On the other hand, Hymes held a view that Chomsky’s view is sterile. Linguistic theory needed to be incorporated into a broader view of communication and culture.
The notion is intended to replace Noam Chomsky's dichotomy of competence and performance. Speakers draw on their competence in putting together grammatical sentences, but not all such sentences can be used in the same circumstances: Close the window and Would you mind closing the window, please? are both grammatical, but they differ in their appropriateness for use in particular situations. Speakers use their communicative competence to choose what to say, as well as how and when to say it. He made the point that (1979: P5):
‘There are rules of use, without which the rules of grammar would be useless’.
Hymes argues that linguists of the transformational school have been so concerned with the ‘possible’ structure alone that little was learnt about how language is used as a mean of communication. He pointed out (1979: P.15):
‘We have then to account for the fact that a normal child acquires knowledge of a sentence, not only as grammatical, but also appropriate. He or she acquires competence as to when to speak, when not, and as to what to talk about, with whom, when, where, in what manner.’

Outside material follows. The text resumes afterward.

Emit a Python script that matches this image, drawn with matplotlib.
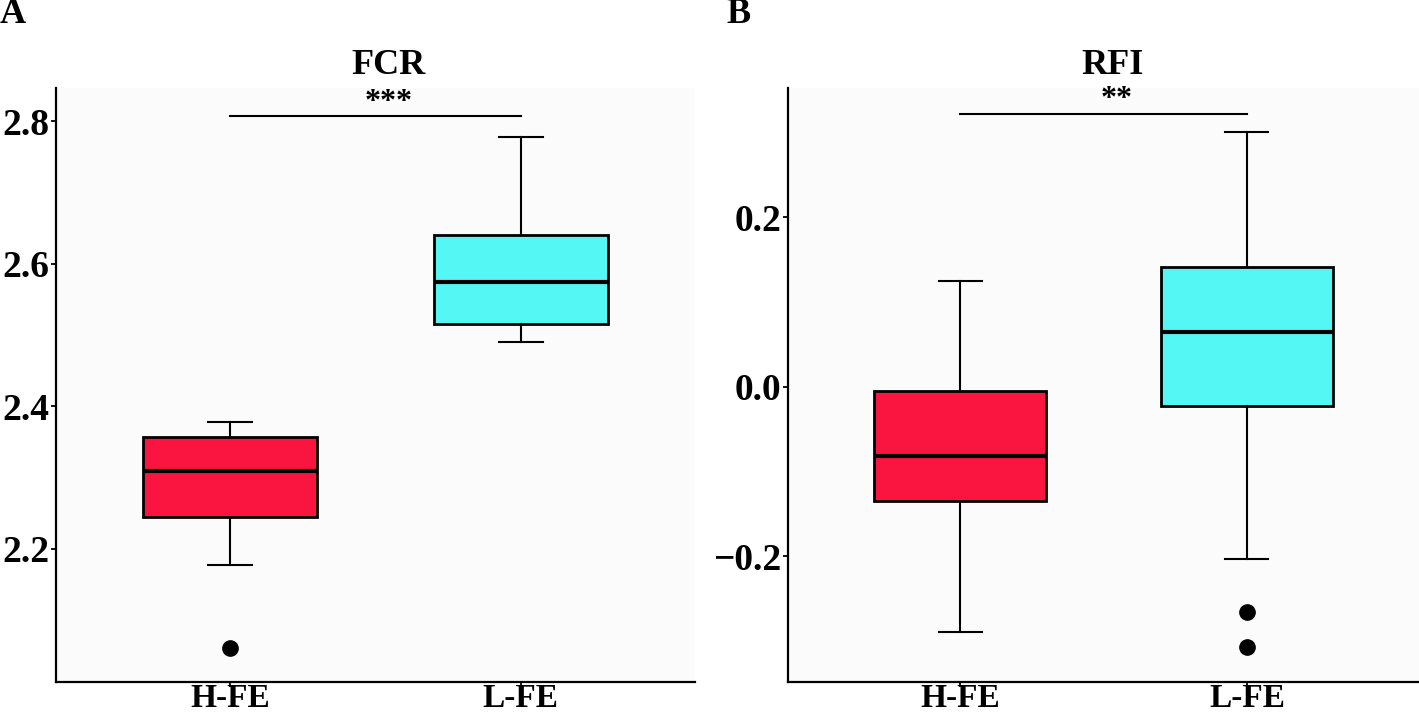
import matplotlib
matplotlib.use('Agg')
import matplotlib.pyplot as plt

plt.rcParams['font.family'] = ['Liberation Serif', 'DejaVu Serif']
plt.rcParams['font.weight'] = 'bold'

groups = ['H-FE', 'L-FE']
colors = ['#FA1541', '#55F7F5']

# FCR panel
fcr_whislo = [2.177, 2.490]
fcr_q1 = [2.244, 2.515]
fcr_med = [2.309, 2.575]
fcr_q3 = [2.356, 2.640]
fcr_whishi = [2.378, 2.778]
fcr_fliers = [[2.061], []]
fcr_sig = 2.808
fcr_stars = '***'

# RFI panel
rfi_whislo = [-0.290, -0.203]
rfi_q1 = [-0.135, -0.023]
rfi_med = [-0.082, 0.065]
rfi_q3 = [-0.005, 0.141]
rfi_whishi = [0.125, 0.301]
rfi_fliers = [[], [-0.266, -0.307]]
rfi_sig = 0.322
rfi_stars = '**'

W, H = 1419, 713
fig = plt.figure(figsize=(W / 100, H / 100), dpi=100)


def make_stats(lo, q1, med, q3, hi, fl):
    stats = []
    for i in range(len(groups)):
        stats.append({'whislo': lo[i], 'q1': q1[i], 'med': med[i], 'q3': q3[i],
                      'whishi': hi[i], 'fliers': fl[i], 'label': groups[i]})
    return stats


def draw_panel(ax, stats, ylim, yticks, yticklabels, sig_y, stars, star_dy):
    pos = list(range(1, len(groups) + 1))
    bp = ax.bxp(stats, positions=pos, widths=0.6, patch_artist=True,
                boxprops=dict(linewidth=2.0, edgecolor='black'),
                whiskerprops=dict(linewidth=1.5, color='black'),
                capprops=dict(linewidth=1.5, color='black'),
                capwidths=0.15,
                medianprops=dict(linewidth=3.0, color='black'),
                flierprops=dict(marker='o', markersize=11, markerfacecolor='black',
                                markeredgecolor='black'))
    for patch, c in zip(bp['boxes'], colors):
        patch.set_facecolor(c)
    ax.set_xlim(0.4, 2.6)
    ax.set_ylim(*ylim)
    ax.set_yticks(yticks)
    ax.set_yticklabels(yticklabels)
    ax.set_xticks(pos)
    ax.set_xticklabels(groups)
    ax.set_facecolor('#fbfbfb')
    for s in ['top', 'right']:
        ax.spines[s].set_visible(False)
    for s in ['left', 'bottom']:
        ax.spines[s].set_linewidth(1.6)
    ax.tick_params(axis='both', length=3.5, width=1.3)
    ax.tick_params(axis='y', pad=1, labelsize=27)
    ax.tick_params(axis='x', pad=-2.5, labelsize=24)
    ax.plot([pos[0], pos[-1]], [sig_y, sig_y], color='black', linewidth=1.5, clip_on=False)
    ax.text((pos[0] + pos[-1]) / 2 + 0.045, sig_y + star_dy, stars, ha='center',
            va='baseline', fontsize=23, fontweight='bold')


axA = fig.add_axes([56 / W, 1 - 682 / H, 639 / W, 594 / H])
draw_panel(axA, make_stats(fcr_whislo, fcr_q1, fcr_med, fcr_q3, fcr_whishi, fcr_fliers),
           (2.0126, 2.8468), [2.2, 2.4, 2.6, 2.8], ['2.2', '2.4', '2.6', '2.8'],
           fcr_sig, fcr_stars, 0.008)

axB = fig.add_axes([788 / W, 1 - 682 / H, 631 / W, 594 / H])
draw_panel(axB, make_stats(rfi_whislo, rfi_q1, rfi_med, rfi_q3, rfi_whishi, rfi_fliers),
           (-0.3485, 0.3527), [-0.2, 0.0, 0.2], ['\u22120.2', '0.0', '0.2'],
           rfi_sig, rfi_stars, 0.0085)

fig.text(388 / W, 1 - 74 / H, 'FCR', ha='center', va='baseline', fontsize=26, fontweight='bold')
fig.text(1113 / W, 1 - 74 / H, 'RFI', ha='center', va='baseline', fontsize=26, fontweight='bold')
fig.text(0 / W, 1 - 23 / H, 'A', ha='left', va='baseline', fontsize=26, fontweight='bold')
fig.text(726 / W, 1 - 23 / H, 'B', ha='left', va='baseline', fontsize=26, fontweight='bold')

fig.savefig('out.png', dpi=100)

Hymes further stated that there were four aspects of this communicative competence (1979: P.19):
‘whether something is formally possible;
whether something is feasible;
whether something is appropriate;
whether something is in fact done.’
These features form integral part of the interaction in language. Hymes’s view had been extremely influential in steering development in secondary language theory and practice. He exemplified a move away from the study of language purely as an analytical system towards the study of language as social communication and appropriateness. This shift has provided the theoretical plan round to communicative language teaching.